2 Star Reviews,  Book Reviews,  Fiction,  Historical Fiction,  LGBTQ Fiction

A Transcontinental Affair

This is the story of Harriet and Louisa and their cross-country train excursion on the Pullman Hotel Express. Harriet is a teenage rebel who, much to her father’s chagrin, chooses to wear pants and doesn’t want to get married unless it is for love. Louisa is a pastor’s daughter with a club foot, which he left to grow unevenly for too long because of his resentment over her mother’s infidelity. When the two girls end up on a train together, Harriet on her way to meet the man she is to marry in San Francisco, and Louisa as a governess to an unbearable rich man, his gold digging wife, and their ill-behaved children, they spend more and more time in each other’s company and little by little, fall in love. When an incident happens on the train, they start to suspect that maybe all the glitter and glam of the Pullman Express isn’t as innocent as it seems.

I received this book as an Amazon First Reads exclusive. I was delighted to see a lesbian historical fiction novel available and jumped at the chance to read it. Sadly, that was where my excitement died. The book description makes this book sound like it’s going to be a raucous train ride (literally) filled with scandal and intrigue, with a love story developing throughout and culminating in a final, blow out last stand with the girls on one side and the world on the other. That is not the book that I read. At all points of conflict, when the story could have been fleshed out and made into something captivating and beautiful, Jodi chose to cash it in and make each scene as boring as possible. Even the action scenes – of which there are about two – are just . . . boring. The ending feels slapped together, like the author realized she had to end her book somehow but had left herself very few options.

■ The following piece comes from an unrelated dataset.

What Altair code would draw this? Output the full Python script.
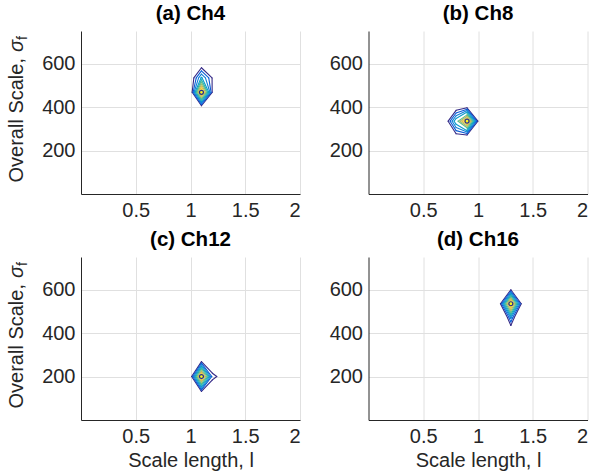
import altair as alt
import numpy as np
import pandas as pd

FONT = "Liberation Sans"
INK = "#262626"

# contour levels of the normalised likelihood and their parula colours
levels = [0.05, 0.15, 0.25, 0.35, 0.45, 0.55, 0.65, 0.75, 0.85, 0.95]
level_colors = ["#352a87", "#095dd7", "#107ed7", "#0b9ccb", "#22b1b0",
                "#60bc8b", "#aabd69", "#e1be4d", "#fcd32a", "#f9fb0e"]

panel_keys = ["a", "b", "c", "d"]
panel_titles = ["(a) Ch4", "(b) Ch8", "(c) Ch12", "(d) Ch16"]

# local likelihood grids (rows: sigma_f nodes, columns: l nodes)
a_l = [1.0, 1.1, 1.2]
a_sigma = [404, 468, 534, 600]
a_z = [[-0.15, 0.02, -0.15],
       [-0.12, 1.00, 0.03],
       [-0.09, 0.37, 0.04],
       [-0.20, -0.08, -0.20]]

b_l = [0.7, 0.8, 0.9, 1.0]
b_sigma = [270, 335, 400]
b_z = [[-0.20, 0.00, 0.03, -0.10],
       [-0.10, 0.45, 1.00, 0.04],
       [-0.20, -0.07, 0.00, -0.10]]

c_l = [1.0, 1.1, 1.2, 1.3]
c_sigma = [130, 200, 270]
c_z = [[-0.20, 0.03, -0.13, -0.20],
       [-0.06, 1.00, 0.10, -0.025],
       [-0.20, 0.03, -0.13, -0.20]]

d_l = [1.2, 1.3, 1.4]
d_sigma = [405, 470, 535, 600]
d_z = [[-0.20, -0.136, -0.20],
       [-0.46, 0.27, -0.46],
       [0.00, 1.00, 0.00],
       [-0.15, 0.04, -0.15]]

# maximum-likelihood point of each panel
peak_l = [1.1, 0.9, 1.1, 1.3]
peak_sigma = [468, 335, 200, 535]

x_ticks = [0.5, 1, 1.5, 2]
y_ticks = [200, 400, 600]

grids = {"a": (a_l, a_sigma, a_z), "b": (b_l, b_sigma, b_z),
         "c": (c_l, c_sigma, c_z), "d": (d_l, d_sigma, d_z)}


def contour_rows(key, ls, ss, z):
    z = np.asarray(z, dtype=float)
    rows = []
    for k, lev in enumerate(levels):
        for i in range(len(ss) - 1):
            for j in range(len(ls) - 1):
                c = [(ls[j], ss[i], z[i, j]), (ls[j + 1], ss[i], z[i, j + 1]),
                     (ls[j + 1], ss[i + 1], z[i + 1, j + 1]), (ls[j], ss[i + 1], z[i + 1, j])]
                pts = {}
                for e in range(4):
                    p, q = c[e], c[(e + 1) % 4]
                    if (p[2] - lev) * (q[2] - lev) < 0:
                        t = (lev - p[2]) / (q[2] - p[2])
                        pts[e] = (p[0] + t * (q[0] - p[0]), p[1] + t * (q[1] - p[1]))
                segs = []
                if len(pts) == 2:
                    e1, e2 = list(pts.keys())
                    segs.append((pts[e1], pts[e2]))
                elif len(pts) == 4:
                    centre = np.mean([cc[2] for cc in c]) > lev
                    for m in range(4):
                        if (c[m][2] > lev) != centre:
                            segs.append((pts[(m - 1) % 4], pts[m]))
                for (p1, p2) in segs:
                    rows.append({"panel": key, "lev": k, "l": p1[0], "s": p1[1],
                                 "l2": p2[0], "s2": p2[1]})
    return rows


all_rows = []
for key in panel_keys:
    all_rows += contour_rows(key, *grids[key])
contours = pd.DataFrame(all_rows).sort_values("lev", kind="stable")
peaks = pd.DataFrame({"panel": panel_keys, "l": peak_l, "s": peak_sigma})

xscale = alt.Scale(domain=[0, 2], nice=False, zero=False)
yscale = alt.Scale(domain=[0, 750], nice=False, zero=False)

W, H = 219, 163
TFS = 20            # axis-title font size
PY = 21             # junction between "Overall Scale," and sigma
TX = -64


def make_panel(idx, left, bottom):
    key = panel_keys[idx]
    xaxis = alt.Axis(values=x_ticks, title="Scale length, l" if bottom else None,
                     labelExpr="datum.value == 1 ? '1' : datum.value == 2 ? '2' : format(datum.value, '.1f')")
    yaxis = alt.Axis(values=y_ticks, title=None)
    seg = alt.Chart(contours[contours.panel == key]).mark_rule(
        strokeWidth=1.1, strokeCap="round").encode(
        x=alt.X("l:Q", scale=xscale, axis=xaxis),
        x2="l2:Q",
        y=alt.Y("s:Q", scale=yscale, axis=yaxis),
        y2="s2:Q",
        color=alt.Color("lev:O", scale=alt.Scale(domain=list(range(len(levels))),
                                                 range=level_colors), legend=None),
    )
    pk = alt.Chart(peaks[peaks.panel == key]).mark_point(
        shape="circle", size=16, filled=False, stroke="#1f2f8f", strokeWidth=1.2,
        opacity=1).encode(x=alt.X("l:Q", scale=xscale), y=alt.Y("s:Q", scale=yscale))
    layers = [seg, pk]
    if left:
        t1 = alt.Chart(pd.DataFrame({"t": ["Overall Scale,"]})).mark_text(
            angle=270, align="right", baseline="middle", font=FONT, fontSize=TFS,
            color=INK).encode(x=alt.value(TX), y=alt.value(PY + 6), text="t:N")
        t2 = alt.Chart(pd.DataFrame({"t": ["\u03c3"]})).mark_text(
            angle=270, align="left", baseline="middle", font=FONT, fontSize=TFS,
            fontStyle="italic", color=INK).encode(x=alt.value(TX), y=alt.value(PY), text="t:N")
        t3 = alt.Chart(pd.DataFrame({"t": ["f"]})).mark_text(
            angle=270, align="left", baseline="middle", font=FONT, fontSize=14,
            color=INK).encode(x=alt.value(TX + 6), y=alt.value(PY - 12), text="t:N")
        layers += [t1, t2, t3]
    return alt.layer(*layers).properties(
        width=W, height=H,
        title=alt.TitleParams(panel_titles[idx], fontSize=20.5, fontWeight="bold",
                              font=FONT, color="#000000", anchor="middle", offset=7))


chart = alt.concat(
    make_panel(0, True, False), make_panel(1, False, False),
    make_panel(2, True, True), make_panel(3, False, True),
    columns=2, spacing={"row": 63, "column": 68.5}, bounds="flush",
).properties(
    padding={"left": 7, "top": 3, "right": 1, "bottom": 3},
    background="white"
).configure_view(stroke=None).configure_axis(
    domainColor=INK, domainWidth=1, grid=True, gridColor="#e0e0e0", gridWidth=1,
    ticks=False, labelFont=FONT, labelFontSize=20, labelColor=INK, labelPadding=6,
    titleFont=FONT, titleFontSize=TFS, titleFontWeight="normal", titleColor=INK,
    titlePadding=4
)

chart.save("out.html", embed_options={"renderer": "svg", "actions": False})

I’m giving it 2 out of 5 stars because I love the concept, but hate the execution. It’s not unreadable – I was just left wanting at the end of the book. This was an opportunity to bring light to the struggles of the LGBT community in the 19th century, and especially those of women who were expected and required to find husbands and bear children. This book did absolutely none of that, and fell far flat of its potential.